Contributions of LBJ and King
The Civil Rights Movement of 1964 and the Civil Rights Act of 1964 were all about bargaining and compromising between LBJ and King and all the others figures (private and public) involved. In order to facilitate compromise and bargaining the federal government, state and local governments had to cooperate to determine how this worked in the communities especially for the Black Americans. In the public sector there were many meetings and debates between the senators and representatives; they appealed to the president to discuss the pros and cons of this issue. In the private sector there were many demonstrations and speakers on behalf of the common people. The federal, state and local governments had to decide how to handle problems when they arrived. When violence broke out, they had to decide when to refer to the police or the federal government and the National Guard. All this was necessary to make sure that the main goal of peace between the races would prevail in educational, social, economic and political arenas. LBJ was a teacher, and all he wanted to do was to help people get along. Martin Luther King Jr. and even Malcolm X also wanted to get along, but even they could face eye to eye even within their own groups, for they were both killed for what they believed in.
Both King and X were interested in how the spiritual aspects were involved and how the federal government could help them by allowing to state what they believed in out on the streets.

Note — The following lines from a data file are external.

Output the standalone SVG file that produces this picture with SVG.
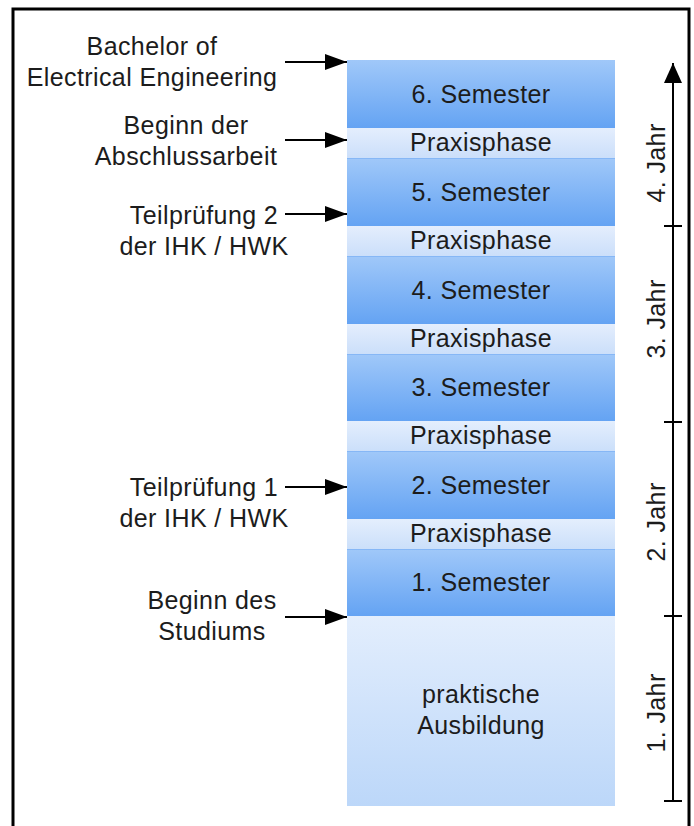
<svg xmlns="http://www.w3.org/2000/svg" width="694" height="826" viewBox="0 0 694 826">
<defs>
<linearGradient id="gSem" x1="0" y1="0" x2="0" y2="1">
<stop offset="0" stop-color="#a0c8f9"/>
<stop offset="1" stop-color="#64a3f3"/>
</linearGradient>
<linearGradient id="gPrax" x1="0" y1="0" x2="0" y2="1">
<stop offset="0" stop-color="#e4eefd"/>
<stop offset="1" stop-color="#cbdffa"/>
</linearGradient>
<linearGradient id="gAus" x1="0" y1="0" x2="0" y2="1">
<stop offset="0" stop-color="#e3eefd"/>
<stop offset="1" stop-color="#bcd7f9"/>
</linearGradient>
<marker id="ah" markerWidth="22" markerHeight="16" refX="22" refY="8" orient="auto" markerUnits="userSpaceOnUse">
<path d="M0,0 L22,8 L0,16 Z" fill="#000"/>
</marker>
<marker id="ahUp" markerWidth="18" markerHeight="20" refX="20" refY="9" orient="auto" markerUnits="userSpaceOnUse">
<path d="M0,0 L20,9 L0,18 Z" fill="#000"/>
</marker>
</defs>
<style>
text{font-family:"Liberation Sans",Arial,sans-serif;font-size:25px;fill:#1c1c1c;letter-spacing:0.4px}
.c{text-anchor:middle}
.sem{fill:url(#gSem)}
.prax{fill:url(#gPrax)}
.sep{stroke:#86b7f6;stroke-width:1}
.conn{stroke:#000;stroke-width:2;fill:none}
</style>
<rect x="13" y="9" width="676" height="830" fill="none" stroke="#000" stroke-width="3"/>

<g id="sem6"><rect class="sem" x="347" y="60" width="268" height="68"/><text class="c" x="481" y="103">6. Semester</text></g>
<g id="prax5"><rect class="prax" x="347" y="128" width="268" height="30"/><text class="c" x="481" y="151">Praxisphase</text></g>
<g id="sem5"><rect class="sem" x="347" y="158" width="268" height="68"/><line class="sep" x1="347" y1="158.5" x2="615" y2="158.5"/><text class="c" x="481" y="201">5. Semester</text></g>
<g id="prax4"><rect class="prax" x="347" y="226" width="268" height="30"/><text class="c" x="481" y="249">Praxisphase</text></g>
<g id="sem4"><rect class="sem" x="347" y="256" width="268" height="68"/><line class="sep" x1="347" y1="256.5" x2="615" y2="256.5"/><text class="c" x="481" y="299">4. Semester</text></g>
<g id="prax3"><rect class="prax" x="347" y="324" width="268" height="30"/><text class="c" x="481" y="347">Praxisphase</text></g>
<g id="sem3"><rect class="sem" x="347" y="354" width="268" height="67"/><line class="sep" x1="347" y1="354.5" x2="615" y2="354.5"/><text class="c" x="481" y="396">3. Semester</text></g>
<g id="prax2"><rect class="prax" x="347" y="421" width="268" height="30"/><text class="c" x="481" y="444">Praxisphase</text></g>
<g id="sem2"><rect class="sem" x="347" y="451" width="268" height="68"/><line class="sep" x1="347" y1="451.5" x2="615" y2="451.5"/><text class="c" x="481" y="494">2. Semester</text></g>
<g id="prax1"><rect class="prax" x="347" y="519" width="268" height="30"/><text class="c" x="481" y="542">Praxisphase</text></g>
<g id="sem1"><rect class="sem" x="347" y="549" width="268" height="67"/><line class="sep" x1="347" y1="549.5" x2="615" y2="549.5"/><text class="c" x="481" y="591">1. Semester</text></g>
<g id="ausbildung"><rect fill="url(#gAus)" x="347" y="616" width="268" height="190"/><text class="c" x="481" y="703">praktische</text><text class="c" x="481" y="734">Ausbildung</text></g>

<g id="lbl-bachelor"><text class="c" x="152" y="55">Bachelor of</text><text class="c" x="152" y="86">Electrical Engineering</text></g>
<g id="lbl-abschluss"><text class="c" x="186" y="134">Beginn der</text><text class="c" x="186" y="165">Abschlussarbeit</text></g>
<g id="lbl-tp2"><text class="c" x="204" y="224">Teilprüfung 2</text><text class="c" x="204" y="255">der IHK / HWK</text></g>
<g id="lbl-tp1"><text class="c" x="204" y="496">Teilprüfung 1</text><text class="c" x="204" y="527">der IHK / HWK</text></g>
<g id="lbl-studium"><text class="c" x="212" y="609">Beginn des</text><text class="c" x="212" y="640">Studiums</text></g>

<g id="axis">
<line class="conn" x1="673" y1="801" x2="673" y2="63" marker-end="url(#ahUp)"/>
<line class="conn" x1="664" y1="226" x2="682" y2="226"/>
<line class="conn" x1="664" y1="422" x2="682" y2="422"/>
<line class="conn" x1="664" y1="616" x2="682" y2="616"/>
<line class="conn" x1="664" y1="801" x2="682" y2="801"/>
<text class="c" transform="translate(665,163) rotate(-90)">4. Jahr</text>
<text class="c" transform="translate(665,319) rotate(-90)">3. Jahr</text>
<text class="c" transform="translate(665,522) rotate(-90)">2. Jahr</text>
<text class="c" transform="translate(665,713) rotate(-90)">1. Jahr</text>
</g>

<g id="connectors">
<line class="conn" x1="285" y1="62" x2="347" y2="62" marker-end="url(#ah)"/>
<line class="conn" x1="285" y1="140" x2="347" y2="140" marker-end="url(#ah)"/>
<line class="conn" x1="285" y1="214" x2="347" y2="214" marker-end="url(#ah)"/>
<line class="conn" x1="285" y1="487" x2="347" y2="487" marker-end="url(#ah)"/>
<line class="conn" x1="285" y1="617" x2="347" y2="617" marker-end="url(#ah)"/>
</g>
</svg>
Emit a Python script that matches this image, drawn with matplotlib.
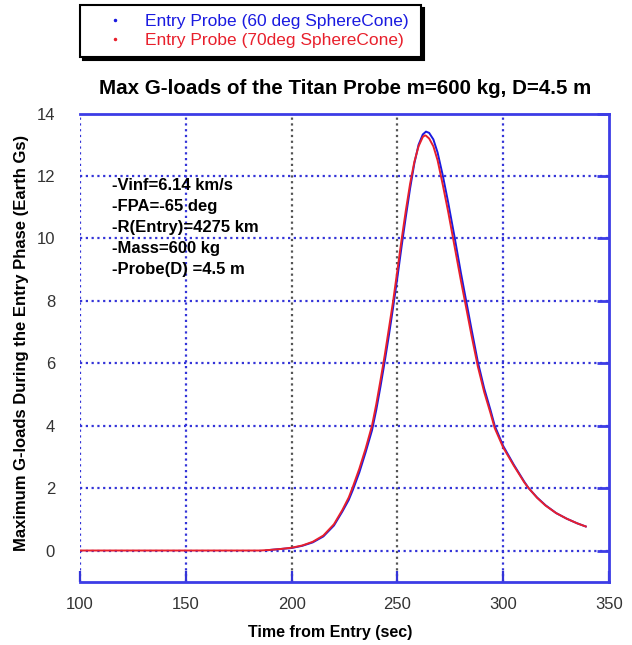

However, while the federal government was filibustering on this issue, this was when the bulk of the violence would break out. Even though there were still some negative offshoots of various programs developed by LBJ, King, Malcolm X and all their separate followers, some violent and some not, this is where compromise was to enter the picture. During this time people did not have the patience to wait for all the talks to end; they wanted action, and this is how the demonstrations were formed and, generally, this is how the violence emerges. This movement was a lesson on how leadership is formed for pros and cons of whatever issue is to be discussed.
The Civil Rights Movement of 1964 was also about empowerment not just for the Black Americans, but for anyone who was feeling the pressure of discrimination and segregation. People are still learning how to combat this issue even today. There is a tendency to act before thinking and it usually breeds violence ensues. People look towards the future, instead, it is needed to look and study the past to keep the memories and improve what Kennedy and Johnson and King started through their writings and legislation. The citizens must strive for change and move forward for improving the living standards. People are still linked to each other and comprise one world. Governments have to provide the proper educational, social, political and economic growth for the citizens to live without discriminating or segregating anybody. Again, people must always try to work together, and that is what the Civil Rights Movement and Act was all about.
This Movement was concerned with freedom of expression and the right to what the United States Constitution said everybody should have, and that is the right to Life, Liberty and the Pursuit of Happiness. The leaders of this time knew this, and that was what they were trying to do to keep this country happy.